Personal life
- Born: Subrahmanyan Nair 3 December 1889 kerala
- Died: 16 January 1957 (aged 67)

Religious life
- Religion: Hinduism
- Philosophy: Vedanta

Religious career
- Disciples Chinmayananda Saraswati;

= Tapovan Maharaj =

Hindu sage and Vedanta scholar

Tapovan Maharaj (1889–1957) was a Hindu sage and Vedanta scholar.

==Life==
Swami Tapovan Maharaj is one of the most renowned saints of the 20th century. He was a contemporary of Swami Sivananda Maharaj who was the Guru of Swami Chinmayananda Maharaj.

Swami Tapovan Maharaj was born in 1889 on the Suklapaksha Ekadashi day of Mārgasirsa month. His mother, Kunjamma, belonged to an ancient aristocratic Nair Hindu family at Mudappallur in Palghat Taluk of Kerala. His father, Achutan, belonged to Kotuvayur in Kerala.

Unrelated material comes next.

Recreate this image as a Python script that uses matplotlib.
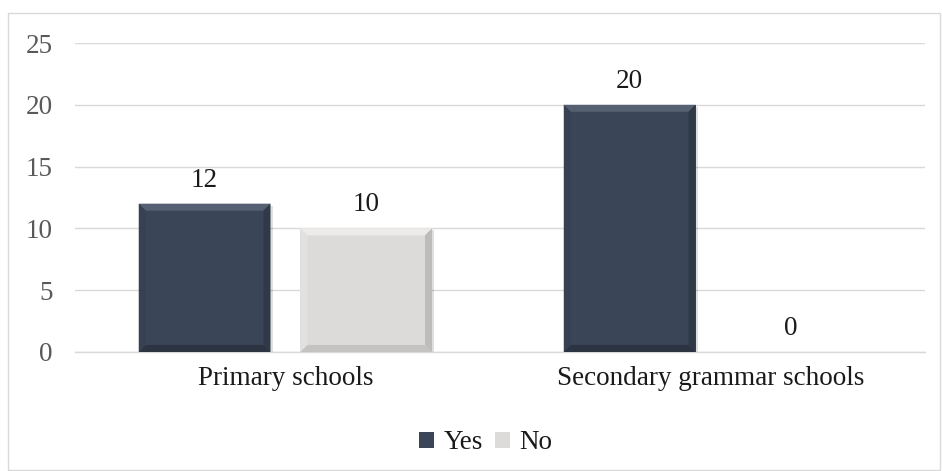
import matplotlib.pyplot as plt
import numpy as np
from matplotlib.patches import Polygon, Rectangle

categories = ["Primary schools", "Secondary grammar schools"]
yes_vals = [12, 20]
no_vals = [10, 0]
series = ["Yes", "No"]

plt.rcParams["font.family"] = ["Liberation Serif", "DejaVu Serif"]

fig = plt.figure(figsize=(9.42, 4.71), dpi=100)
ax = fig.add_axes([0.0796, 0.2527, 0.9024, 0.656])

# chart frame
fig.patches.append(Rectangle((0.009, 0.002), 0.989, 0.97, transform=fig.transFigure,
                             fill=False, edgecolor="#d9d9d9", linewidth=1.0))

x = np.arange(len(categories))
width = 0.31
off = 0.19

styles = {
    "Yes": dict(face="#3a4557", top="#556173", bottom="#2c3442", left="#364152", right="#2f3948"),
    "No": dict(face="#dcdbda", top="#ecebea", bottom="#c4c3c2", left="#e2e1e0", right="#bdbcbb"),
}

bars_yes = ax.bar(x - off, yes_vals, width, color=styles["Yes"]["face"], label="Yes", zorder=3)
bars_no = ax.bar(x + off, no_vals, width, color=styles["No"]["face"], label="No", zorder=3)

ax.set_xlim(-0.495, 1.505)
ax.set_ylim(0, 25)
ax.set_yticks(range(0, 26, 5))
ax.set_xticks(x)
ax.set_xticklabels(categories)

fig.canvas.draw()
inv = ax.transData.inverted()
p0 = inv.transform((0, 0))
p1 = inv.transform((7, 7))
dx, dy = p1[0] - p0[0], p1[1] - p0[1]


def bevel(bars, st):
    for b in bars:
        h = b.get_height()
        if h <= 0:
            continue
        x0, w = b.get_x(), b.get_width()
        x1, y1 = x0 + w, h
        # soft shadow
        ax.add_patch(Rectangle((x0 + dx * 0.3, -dy * 0.3), w, h, color="#00000020",
                               zorder=2, linewidth=0))
        ax.add_patch(Polygon([(x0, y1), (x1, y1), (x1 - dx, y1 - dy), (x0 + dx, y1 - dy)],
                             closed=True, color=st["top"], zorder=4, linewidth=0))
        ax.add_patch(Polygon([(x0, 0), (x1, 0), (x1 - dx, dy), (x0 + dx, dy)],
                             closed=True, color=st["bottom"], zorder=4, linewidth=0))
        ax.add_patch(Polygon([(x0, 0), (x0 + dx, dy), (x0 + dx, y1 - dy), (x0, y1)],
                             closed=True, color=st["left"], zorder=4, linewidth=0))
        ax.add_patch(Polygon([(x1, 0), (x1 - dx, dy), (x1 - dx, y1 - dy), (x1, y1)],
                             closed=True, color=st["right"], zorder=4, linewidth=0))


bevel(bars_yes, styles["Yes"])
bevel(bars_no, styles["No"])

for bars in (bars_yes, bars_no):
    for b in bars:
        ax.annotate(f"{b.get_height():g}", (b.get_x() + b.get_width() / 2, b.get_height()),
                    xytext=(0, 8), textcoords="offset points", ha="center", va="bottom",
                    fontsize=19.5, color="#1a1a1a")

ax.yaxis.grid(True, color="#d9d9d9", linewidth=1.0, zorder=0)
ax.set_axisbelow(True)
for s in ["top", "right", "left"]:
    ax.spines[s].set_visible(False)
ax.spines["bottom"].set_color("#d9d9d9")
ax.spines["bottom"].set_linewidth(1.0)
ax.tick_params(axis="y", length=0, labelsize=19.5, labelcolor="#595959", pad=16)
ax.tick_params(axis="x", length=0, labelsize=19.5, labelcolor="#1a1a1a", pad=10)

leg = ax.legend(loc="upper center", bbox_to_anchor=(0.483, -0.175), ncol=2, frameon=False,
                fontsize=19.5, handlelength=0.55, handleheight=0.55, handletextpad=0.35,
                columnspacing=0.45)
for t in leg.get_texts():
    t.set_color("#1a1a1a")

fig.savefig("out.png", dpi=100)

Based on his date of birth, the infant's horoscope, cast in accordance with family tradition, revealed "unusually contrary indications of huge prosperity and abject poverty".

Born with purvashrama name Subrahmanyan, he authored two books on his travels through the Himalayas: "Wanderings in the Himalayas" (Himagiri Viharam) and "Kailasa Yatra." Tapovan Maharaj exhibited a deep love for nature and his accounts of his travels demonstrate such. His autobiography, written in Sanskrit is titled "Ishvara Darshana". He died in the early hours of 16 January 1957, which was the day of Pausha Purnima according to Hindu calendar.